I inherited a fairly large garden of hellebores when I moved into my current house. There is a problem with black spots on the leaves that I researched on the internet. I have cleaned out the dead leaves from the winter to improve their appearance and air circulation. What is the best way to deal with this problem?
If you’ve cut off the dead leaves of the hellebores and gotten any infected foliage around the plants cleaned up and destroyed, you’ve already gotten a good start on controlling the problem by non-chemical means. Leaf spot disease seems to be a fairly common affliction of Helleborus, caused by a fungus, and the first line of defense is to avoid spreading it around, and keep the area inhospitable to fungal growth.
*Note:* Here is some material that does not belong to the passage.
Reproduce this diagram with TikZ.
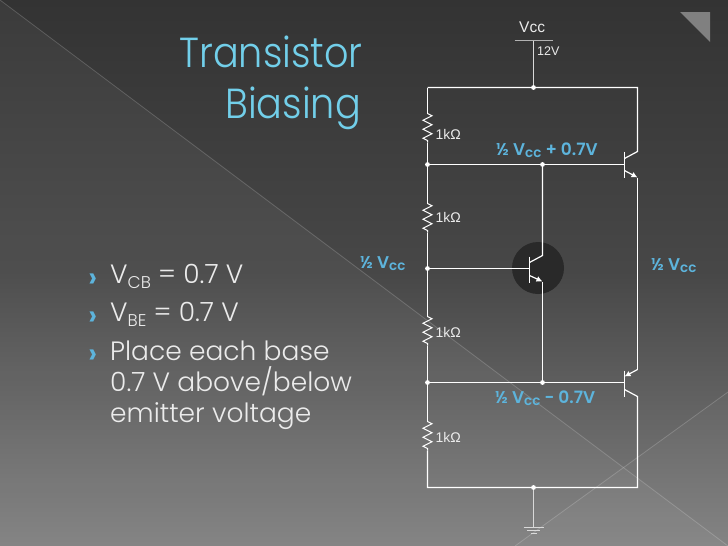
\documentclass[tikz,border=0pt]{standalone}
\usepackage{fontspec}
\setmainfont{Liberation Sans}
\newfontfamily\gothfont{Poppins Light}
\newfontfamily\gothbold{Poppins SemiBold}
\newfontfamily\headfont[FakeStretch=0.91]{Poppins Light}
\usepackage{tikz}
\usetikzlibrary{decorations.pathmorphing}
\usetikzlibrary{arrows.meta}
\definecolor{titleblue}{HTML}{72CFEA}
\definecolor{labelblue}{HTML}{5DB4DC}
\tikzset{
wire/.style={white,line width=1.2pt},
res/.style={wire,line width=1pt,decorate,decoration={zigzag,segment length=9pt,amplitude=4.5pt}},
junct/.style={circle,fill=white,inner sep=0pt,minimum size=4.8pt},
halfv/.style={labelblue,font=\gothbold\fontsize{17}{19}\selectfont,anchor=base west,inner sep=0pt},
ohm/.style={white!92!black,font=\fontsize{14}{16}\selectfont,anchor=base west,inner sep=0pt},
bullet/.style={white!92!black,font=\gothfont\fontsize{26.5}{30}\selectfont,anchor=base west,inner sep=0pt},
chev/.style={labelblue,font=\gothbold\fontsize{29}{30}\selectfont,anchor=base west,inner sep=0pt},
headline/.style={titleblue,font=\headfont\fontsize{42}{50}\selectfont,anchor=base east,inner sep=0pt},
}
\begin{document}
\begin{tikzpicture}[x=1pt,y=-1pt]
\useasboundingbox (0,0) rectangle (728,546);
% background
\shade[top color=black!80!white,bottom color=black!50!white,middle color=black!72!white] (0,0) rectangle (728,546);
\fill[white,opacity=0.045] (0,0) -- (728,546) -- (0,546) -- cycle;
\fill[white,opacity=0.03] (515,546) -- (728,392) -- (728,546) -- cycle;
\draw[white,opacity=0.18,line width=0.8pt] (0,0) -- (728,546);
\draw[white,opacity=0.18,line width=0.8pt] (515,546) -- (728,392);
\fill[black!50!white] (680,12) -- (710,12) -- (710,42) -- cycle;
% title and bullets
\node[headline] (title1) at (363,67) {Transistor};
\node[headline] (title2) at (361,118) {Biasing};
\node[chev] (c1) at (88,287) {›};
\node[chev] (c2) at (88,325) {›};
\node[chev] (c3) at (88,363) {›};
\node[bullet] (b1) at (110,283) {V\raisebox{-5pt}{\fontsize{17}{17}\selectfont CB} = 0.7 V};
\node[bullet] (b2) at (110,321) {V\raisebox{-5pt}{\fontsize{17}{17}\selectfont BE} = 0.7 V};
\node[bullet] (b3) at (110,360) {Place each base};
\node[bullet] (b4) at (110,391) {0.7 V above/below};
\node[bullet] (b5) at (110,422) {emitter voltage};
% highlight behind the middle transistor
\fill[black!84!white] (538,268) circle [radius=26];
\begin{scope}[shift={(0.5,0.5)}]
% junctions
\node[junct] (top) at (533,87) {};
\node[junct] (bot) at (533,487) {};
\node[junct] (la) at (427,164) {};
\node[junct] (lb) at (427,268) {};
\node[junct] (lc) at (427,382) {};
\node[junct] (ma) at (542,164) {};
\node[junct] (mb) at (542,382) {};
% corners and ends
\coordinate (vcc) at (533,40);
\coordinate (vl) at (514,40);
\coordinate (vr) at (552,40);
\coordinate (tl) at (427,87);
\coordinate (tr) at (637,87);
\coordinate (bl) at (427,487);
\coordinate (br) at (637,487);
% resistors
\coordinate (r1a) at (427,113);
\coordinate (r1b) at (427,142);
\coordinate (r2a) at (427,203);
\coordinate (r2b) at (427,232);
\coordinate (r3a) at (427,316);
\coordinate (r3b) at (427,345);
\coordinate (r4a) at (427,421);
\coordinate (r4b) at (427,450);
% upper transistor
\coordinate (qab1) at (624,151);
\coordinate (qab2) at (624,177);
\coordinate (qab) at (624,164);
\coordinate (qac1) at (624,158);
\coordinate (qac2) at (637,151);
\coordinate (qae1) at (624,170);
\coordinate (qae2) at (637,177);
% middle transistor
\coordinate (qbb1) at (529,256);
\coordinate (qbb2) at (529,282);
\coordinate (qbb) at (529,268);
\coordinate (qbc1) at (529,262);
\coordinate (qbc2) at (542,255);
\coordinate (qbe1) at (529,275);
\coordinate (qbe2) at (542,281);
% lower transistor
\coordinate (qcb1) at (624,370);
\coordinate (qcb2) at (624,396);
\coordinate (qcb) at (624,382);
\coordinate (qce1) at (637,369);
\coordinate (qce2) at (624,376);
\coordinate (qcc1) at (624,389);
\coordinate (qcc2) at (637,396);
% ground
\coordinate (gnd) at (533,527);
\coordinate (g1a) at (523,527);
\coordinate (g1b) at (543,527);
\coordinate (g2a) at (526.5,530);
\coordinate (g2b) at (539.5,530);
\coordinate (g3a) at (530,533);
\coordinate (g3b) at (536,533);
% wiring
\draw[white!70!black,line width=0.6pt] (vl) -- (vr);
\draw[white!85!black,line width=1.2pt] (vcc) -- (top);
\draw[wire] (tl) -- (tr) -- (qac2) -- (qac1);
\draw[wire] (tl) -- (r1a);
\draw[res] (r1a) -- (r1b);
\draw[wire] (r1b) -- (la) -- (r2a);
\draw[res] (r2a) -- (r2b);
\draw[wire] (r2b) -- (lb) -- (r3a);
\draw[res] (r3a) -- (r3b);
\draw[wire] (r3b) -- (lc) -- (r4a);
\draw[res] (r4a) -- (r4b);
\draw[wire] (r4b) -- (bl) -- (br) -- (qcc2) -- (qcc1);
\draw[wire] (la) -- (qab);
\draw[wire] (lb) -- (qbb);
\draw[wire] (lc) -- (qcb);
\draw[wire] (ma) -- (qbc2) -- (qbc1);
\draw[wire] (mb) -- (qbe2);
\draw[wire] (qae2) -- (qce1);
\draw[wire] (qab1) -- (qab2);
\draw[wire] (qbb1) -- (qbb2);
\draw[wire] (qcb1) -- (qcb2);
\draw[wire,-{Latex[length=6pt,width=6pt]}] (qae1) -- (qae2);
\draw[wire,-{Latex[length=6pt,width=6pt]}] (qbe1) -- (qbe2);
\draw[wire,-{Latex[length=6pt,width=6pt]}] (qce1) -- (qce2);
\draw[white!85!black,line width=1.2pt] (bot) -- (gnd);
\draw[white!85!black,line width=0.8pt] (g1a) -- (g1b);
\draw[white!85!black,line width=0.8pt] (g2a) -- (g2b);
\draw[white!85!black,line width=0.8pt] (g3a) -- (g3b);
\end{scope}
% labels
\node[ohm] (lv) at (519,32) {\fontsize{15.5}{17}\selectfont Vcc};
\node[ohm] (lw) at (537,55) {\fontsize{12.5}{14}\selectfont 12V};
\node[ohm] (l1) at (435.5,139) {1kΩ};
\node[ohm] (l2) at (435.5,222.5) {1kΩ};
\node[ohm] (l3) at (435.5,337) {1kΩ};
\node[ohm] (l4) at (435.5,442) {1kΩ};
\node[halfv] (hp) at (496,155) {½ V\raisebox{-2.5pt}{\fontsize{13.5}{13.5}\selectfont cc} + 0.7V};
\node[halfv] (hl) at (360,268) {½ V\raisebox{-2.5pt}{\fontsize{13.5}{13.5}\selectfont cc}};
\node[halfv] (hr) at (651,270) {½ V\raisebox{-2.5pt}{\fontsize{13.5}{13.5}\selectfont cc}};
\node[halfv] (hm) at (495,403) {½ V\raisebox{-2.5pt}{\fontsize{13.5}{13.5}\selectfont cc} - 0.7V};
\end{tikzpicture}
\end{document}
The best information I found about diseases that affect hellebores is at the website of the Royal Horticultural Society. RHS experts note that there are no fungicides specifically designed to treat leaf spot disease on hellebores, but that fungicides labeled for other ornamental plants may help control hellebore leaf spot. (I always recommend the non-chemical methods first).
Hellebores are a beautiful addition to a garden because they bloom when not much else is happening – in late winter and very early spring. In Middle Tennessee (where The Garden Bench calls home), we often enjoy watching the flowers open in January, sometimes peeking cheerfully through light dustings of snow.
Hellebores grow best in rich, well-drained soil that is somewhat alkaline or neutral pH; they may suffer in soil that is too dry or that stays too wet. The plants enjoy a little sun but thrive in dappled shade. Once established, they may resent being moved, but hellebores that are doing well may self-sow, and you can transplant seedlings in early spring.